* [Written instruction]:
Write each line of the material exactly as given, from the top through the line that contains "import plotly.graph_objects as go", and omit all pictures.

* [Provided data]:

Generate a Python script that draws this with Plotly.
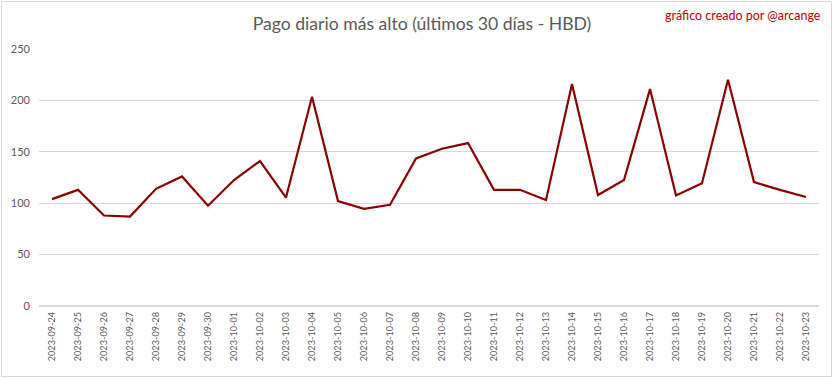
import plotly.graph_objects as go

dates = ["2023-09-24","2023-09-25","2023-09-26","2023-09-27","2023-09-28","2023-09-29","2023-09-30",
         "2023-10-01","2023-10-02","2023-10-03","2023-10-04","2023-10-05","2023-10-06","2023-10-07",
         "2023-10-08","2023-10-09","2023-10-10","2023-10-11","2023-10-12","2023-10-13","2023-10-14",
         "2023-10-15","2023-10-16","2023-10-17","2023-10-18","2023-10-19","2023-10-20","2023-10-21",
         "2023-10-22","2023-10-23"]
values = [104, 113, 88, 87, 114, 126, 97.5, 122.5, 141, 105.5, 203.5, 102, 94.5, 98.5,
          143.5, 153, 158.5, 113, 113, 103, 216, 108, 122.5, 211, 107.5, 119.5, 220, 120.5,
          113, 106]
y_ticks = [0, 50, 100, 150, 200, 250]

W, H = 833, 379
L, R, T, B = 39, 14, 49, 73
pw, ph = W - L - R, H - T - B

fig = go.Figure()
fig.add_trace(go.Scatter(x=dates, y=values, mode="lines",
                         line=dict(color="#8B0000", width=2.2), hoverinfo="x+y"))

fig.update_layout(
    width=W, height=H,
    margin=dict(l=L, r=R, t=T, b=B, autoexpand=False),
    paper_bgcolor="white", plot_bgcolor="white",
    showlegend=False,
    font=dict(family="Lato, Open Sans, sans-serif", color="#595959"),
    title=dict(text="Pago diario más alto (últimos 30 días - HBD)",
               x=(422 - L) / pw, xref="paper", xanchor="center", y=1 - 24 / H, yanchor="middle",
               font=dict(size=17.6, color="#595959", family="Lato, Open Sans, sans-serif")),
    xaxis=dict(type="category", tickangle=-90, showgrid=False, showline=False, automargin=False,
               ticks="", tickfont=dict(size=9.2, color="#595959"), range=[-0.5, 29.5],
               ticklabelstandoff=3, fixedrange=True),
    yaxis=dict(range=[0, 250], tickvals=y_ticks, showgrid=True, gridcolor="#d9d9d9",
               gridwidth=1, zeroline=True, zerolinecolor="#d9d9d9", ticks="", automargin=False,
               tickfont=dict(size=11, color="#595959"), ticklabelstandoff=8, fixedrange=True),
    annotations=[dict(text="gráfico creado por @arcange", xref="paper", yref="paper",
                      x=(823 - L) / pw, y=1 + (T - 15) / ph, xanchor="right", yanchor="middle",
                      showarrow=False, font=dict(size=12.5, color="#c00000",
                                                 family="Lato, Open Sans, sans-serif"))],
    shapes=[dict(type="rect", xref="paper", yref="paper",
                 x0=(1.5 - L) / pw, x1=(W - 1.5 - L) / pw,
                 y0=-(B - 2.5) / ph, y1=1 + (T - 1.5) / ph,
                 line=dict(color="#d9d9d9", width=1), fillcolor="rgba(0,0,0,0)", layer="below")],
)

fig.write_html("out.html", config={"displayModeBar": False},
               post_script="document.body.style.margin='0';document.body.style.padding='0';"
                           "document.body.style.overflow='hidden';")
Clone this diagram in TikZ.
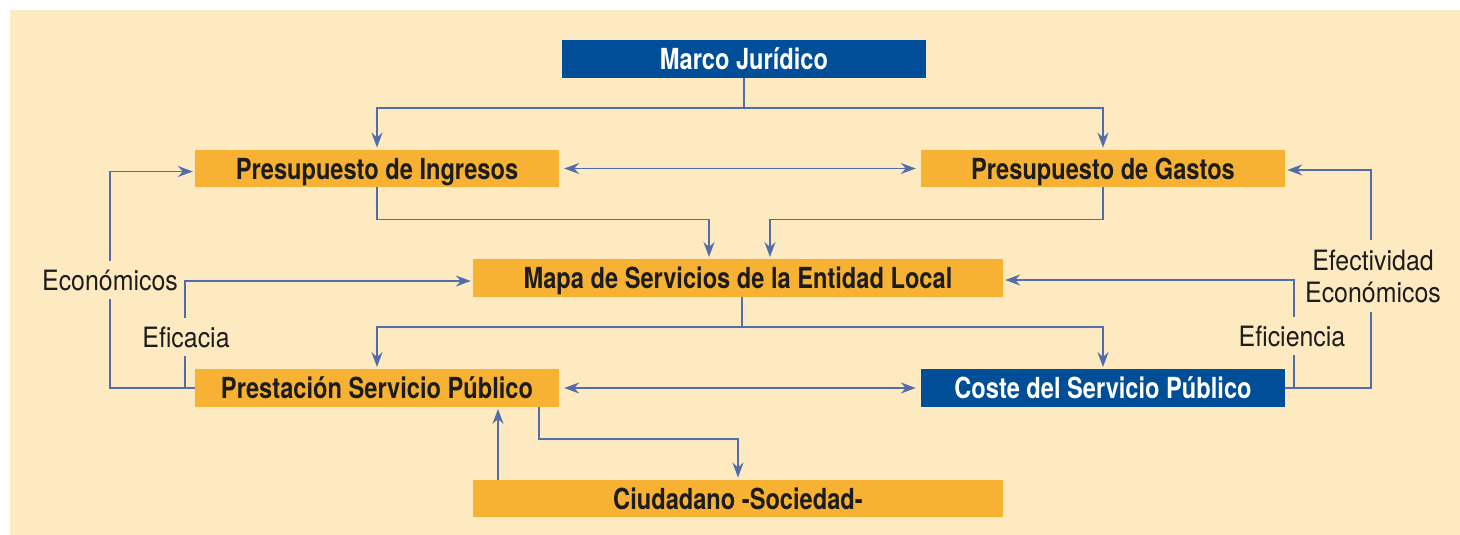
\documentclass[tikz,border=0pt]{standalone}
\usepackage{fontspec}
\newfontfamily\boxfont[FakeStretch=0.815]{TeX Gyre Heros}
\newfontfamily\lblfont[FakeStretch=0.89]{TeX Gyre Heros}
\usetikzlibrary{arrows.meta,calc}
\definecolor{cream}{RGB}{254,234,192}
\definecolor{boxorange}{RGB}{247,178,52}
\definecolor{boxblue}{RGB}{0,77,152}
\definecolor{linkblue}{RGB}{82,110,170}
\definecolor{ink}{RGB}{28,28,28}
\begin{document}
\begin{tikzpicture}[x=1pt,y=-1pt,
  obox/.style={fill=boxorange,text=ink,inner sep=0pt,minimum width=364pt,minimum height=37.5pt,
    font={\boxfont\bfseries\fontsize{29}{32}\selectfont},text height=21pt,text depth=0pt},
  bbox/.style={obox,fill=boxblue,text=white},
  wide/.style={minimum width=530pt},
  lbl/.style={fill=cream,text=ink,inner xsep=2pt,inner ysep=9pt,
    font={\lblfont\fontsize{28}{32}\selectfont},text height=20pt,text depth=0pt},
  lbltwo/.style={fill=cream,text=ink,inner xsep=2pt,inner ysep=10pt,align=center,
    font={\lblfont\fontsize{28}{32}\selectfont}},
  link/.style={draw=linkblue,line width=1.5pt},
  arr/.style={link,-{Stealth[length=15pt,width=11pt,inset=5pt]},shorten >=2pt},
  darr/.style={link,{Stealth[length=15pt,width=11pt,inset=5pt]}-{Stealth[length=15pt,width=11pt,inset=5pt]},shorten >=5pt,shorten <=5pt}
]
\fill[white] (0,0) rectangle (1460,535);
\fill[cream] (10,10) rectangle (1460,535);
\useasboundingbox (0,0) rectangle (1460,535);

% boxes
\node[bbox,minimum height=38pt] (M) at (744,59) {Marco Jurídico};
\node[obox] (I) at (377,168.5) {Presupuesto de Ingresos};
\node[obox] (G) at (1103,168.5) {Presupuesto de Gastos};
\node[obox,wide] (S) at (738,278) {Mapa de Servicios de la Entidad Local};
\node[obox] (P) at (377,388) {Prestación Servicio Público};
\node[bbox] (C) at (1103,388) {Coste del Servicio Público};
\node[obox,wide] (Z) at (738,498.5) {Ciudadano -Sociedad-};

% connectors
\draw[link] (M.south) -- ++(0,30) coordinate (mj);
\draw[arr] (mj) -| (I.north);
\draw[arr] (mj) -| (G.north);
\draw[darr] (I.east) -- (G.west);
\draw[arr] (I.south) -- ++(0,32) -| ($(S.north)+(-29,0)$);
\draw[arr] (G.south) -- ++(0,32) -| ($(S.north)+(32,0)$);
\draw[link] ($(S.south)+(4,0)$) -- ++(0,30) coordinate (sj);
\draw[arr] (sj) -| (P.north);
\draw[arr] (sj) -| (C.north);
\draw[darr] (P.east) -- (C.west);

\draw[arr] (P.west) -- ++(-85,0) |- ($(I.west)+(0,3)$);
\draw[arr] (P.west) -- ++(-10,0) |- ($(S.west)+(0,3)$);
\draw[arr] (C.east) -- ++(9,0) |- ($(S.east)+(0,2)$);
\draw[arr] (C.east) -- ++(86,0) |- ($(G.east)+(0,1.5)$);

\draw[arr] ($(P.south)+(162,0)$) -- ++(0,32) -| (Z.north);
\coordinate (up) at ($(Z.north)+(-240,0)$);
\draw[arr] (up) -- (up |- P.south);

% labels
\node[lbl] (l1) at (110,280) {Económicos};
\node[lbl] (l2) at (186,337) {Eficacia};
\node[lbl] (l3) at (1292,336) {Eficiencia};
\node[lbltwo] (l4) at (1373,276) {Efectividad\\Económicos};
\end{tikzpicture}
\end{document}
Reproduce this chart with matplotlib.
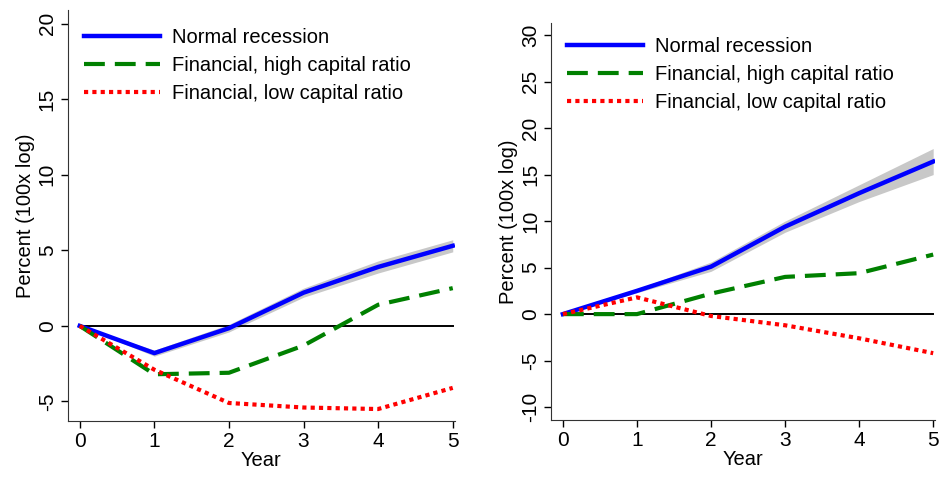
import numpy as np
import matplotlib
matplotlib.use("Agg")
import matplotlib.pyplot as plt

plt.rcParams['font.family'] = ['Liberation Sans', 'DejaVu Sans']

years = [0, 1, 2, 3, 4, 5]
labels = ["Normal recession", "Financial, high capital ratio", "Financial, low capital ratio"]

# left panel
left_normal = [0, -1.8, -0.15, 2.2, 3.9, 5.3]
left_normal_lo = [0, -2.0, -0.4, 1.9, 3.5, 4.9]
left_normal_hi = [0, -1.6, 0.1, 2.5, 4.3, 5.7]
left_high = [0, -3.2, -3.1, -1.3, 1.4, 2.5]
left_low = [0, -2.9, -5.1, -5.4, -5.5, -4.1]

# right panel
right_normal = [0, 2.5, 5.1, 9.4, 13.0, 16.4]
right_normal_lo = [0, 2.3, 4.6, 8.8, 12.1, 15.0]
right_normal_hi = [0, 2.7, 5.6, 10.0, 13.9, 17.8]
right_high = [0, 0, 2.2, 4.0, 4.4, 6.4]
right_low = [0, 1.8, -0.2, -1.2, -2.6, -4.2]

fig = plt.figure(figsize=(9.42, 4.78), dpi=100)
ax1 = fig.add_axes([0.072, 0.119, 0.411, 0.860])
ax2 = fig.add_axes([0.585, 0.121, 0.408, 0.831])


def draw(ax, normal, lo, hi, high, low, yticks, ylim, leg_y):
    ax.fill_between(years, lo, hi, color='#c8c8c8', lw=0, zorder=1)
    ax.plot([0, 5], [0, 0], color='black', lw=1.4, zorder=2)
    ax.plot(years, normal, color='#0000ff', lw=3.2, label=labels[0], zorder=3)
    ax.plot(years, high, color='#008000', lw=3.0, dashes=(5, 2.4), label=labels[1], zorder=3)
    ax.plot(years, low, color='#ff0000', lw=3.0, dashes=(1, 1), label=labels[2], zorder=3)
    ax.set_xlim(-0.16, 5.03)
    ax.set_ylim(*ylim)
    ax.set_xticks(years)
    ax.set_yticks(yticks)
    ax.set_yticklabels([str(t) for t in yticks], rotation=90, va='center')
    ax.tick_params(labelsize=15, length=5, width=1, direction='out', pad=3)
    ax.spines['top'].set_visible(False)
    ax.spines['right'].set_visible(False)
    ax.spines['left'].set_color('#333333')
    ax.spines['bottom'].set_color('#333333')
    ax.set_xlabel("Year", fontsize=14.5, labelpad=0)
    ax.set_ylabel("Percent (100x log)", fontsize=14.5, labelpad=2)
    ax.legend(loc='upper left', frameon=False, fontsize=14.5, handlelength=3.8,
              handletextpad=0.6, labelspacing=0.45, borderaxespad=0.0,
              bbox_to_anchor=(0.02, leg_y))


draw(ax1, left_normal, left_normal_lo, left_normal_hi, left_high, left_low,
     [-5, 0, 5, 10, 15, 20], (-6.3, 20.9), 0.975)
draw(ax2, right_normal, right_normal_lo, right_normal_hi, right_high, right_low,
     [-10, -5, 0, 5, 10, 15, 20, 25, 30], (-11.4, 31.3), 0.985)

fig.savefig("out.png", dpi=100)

* [Problem solution]:
Generate a Python script that draws this with Plotly.
import plotly.graph_objects as go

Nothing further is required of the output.